Arınç, Genelkurmay Başkanı Orgeneral Yaşar Büyükanıt'a emeklilik döneminde kullanması için alınan zırhlı araçla ilgili bir başka soru üzerine, şunları söyledi:

“Özellikle çok ön planda görev yapan ve güvenlik sorunu bulunan bazı devlet yetkililerinin özel korunma altında olduğunu hepimiz biliyoruz. İçişleri Bakanlığının, Valiliklerin uyguladığı yöntemler var. Belli görevlerde bulunan kişiler, emekli olduktan sonra kendi taleplerine bağlı kalmaksızın koruma altındadırlar. Bu koruma kendilerinin, evlerinin ve iş yerlerinin korunması şeklinde olur. Bu tamamen bir güvenlik sorunudur.

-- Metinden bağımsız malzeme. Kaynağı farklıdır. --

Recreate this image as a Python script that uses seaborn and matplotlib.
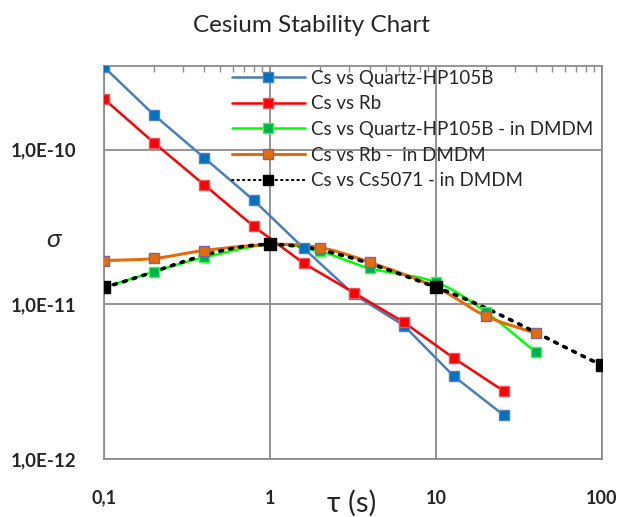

Buna devlet karar vermiştir, ancak bu konunun ne kadar minimum düzeyde olacağını ne kadar daha üst düzeyde olacağını da bu işi takip eden birimler yapar.

Ben kendi açımdan söyleyeyim, Meclis Başkanlığında, göreve başladığım 2002 yılının son günlerinde ben de şahsıma tahsis edilmiş bir zırhlı aracı Meclis'te buldum. Bu 1992 model bir araçtı. Kullandığım zaman, bunun bir zırhlı araç olduğunu ve Olağanüstü Hal Bölge Valileri tarafından kullanıldığını, bunlardan birisinin Meclis Başkanlığına tahsis edildiğini öğrendim. Gerçekten çok ağır, hantal, çok benzin yakan, manevra kabiliyeti çok düşük bir araçtı. Ben kendi açımdan bir güvenlik sorunu görmedim, bunun çok masraflı bir iş olduğunu, kullanılmamasının daha yararlı olacağını düşündüm ve birkaç ay içerisinde bu aracı Maliye Hazinesine teslim ettim. Bana tahsis edilen zırhlı aracı kullanmadım, bugün için de kullanmıyorum, ancak bugün Meclis Başkanımız böyle taktir etmişler ki güvenlik açısından bir zırhlı araç alınmış, emekli olacak Genelkurmay Başkanı için tahsis edilmiş. Bunların yerinde olup olmadığını takdir edecek değilim. Mutlaka makamlar ve ilgili şahıslar güvenlik açısından böyle bir gereği uygun görmüşlerdir, bunları çok görmemek lazım. Ben kendi şahsi irademle bunu reddetmiştim ama bir başkaları güvenlik açısından bunu kullanabilir, onların bu takdirlerine de saygı duymak lazım.”

“AK PARTİ TARTIŞMASIZ LİDER PARTİ”

Arınç, “Anayasa Mahkemesi'nin AK Parti hakkında verdiği kararın partiye yansıması nasıl oldu” şeklindeki bir başka soruyu şöyle yanıtladı:

“AK Parti'nin oy oranı yüzde 47'nin altına hiçbir zaman düşmedi. Halkımızın bir yıl önce AK Parti'ye tanıdığı, prestij, itibar ve güven halen devam ediyor. Kapatılma sürecinde bu desteğin devam ettiğini gördük. Özellikle kapatmama kararından sonra AK Parti'nin oylarının arttığını görüyoruz. Türk siyasetinde AK Parti çok önemli bir yer tutuyor, Türk siyasetinde boşluk yok. Bugün bir seçim olsa AK Parti'nin oylarını daha da artırarak yeniden iktidar olacağını da herkes görüyor. Esasen önümüzde 6-7 ay sonra mahalli seçimler var. Bu seçimlerde de AK Parti'nin başarılı olacağını göreceğiz.

Benim AK Parti dışında ki diğer bütün partilere bir tek tavsiyem olabilir; partilerinizin konumlarını, mesajlarını, söylemlerini, programlarını tekrar gözden geçirin. Bir alternatif olmaya çalışın ve halkımızın önüne farklı seçeneklerle, projelerle çıkın, o zaman belki oylarınızı artırmak ve AK Parti'ye karşı bir iktidar alternatifi olmak imkanınız doğabilir. Bugün için AK Parti tartışmasız lider parti olarak işlevini sürdürüyor.”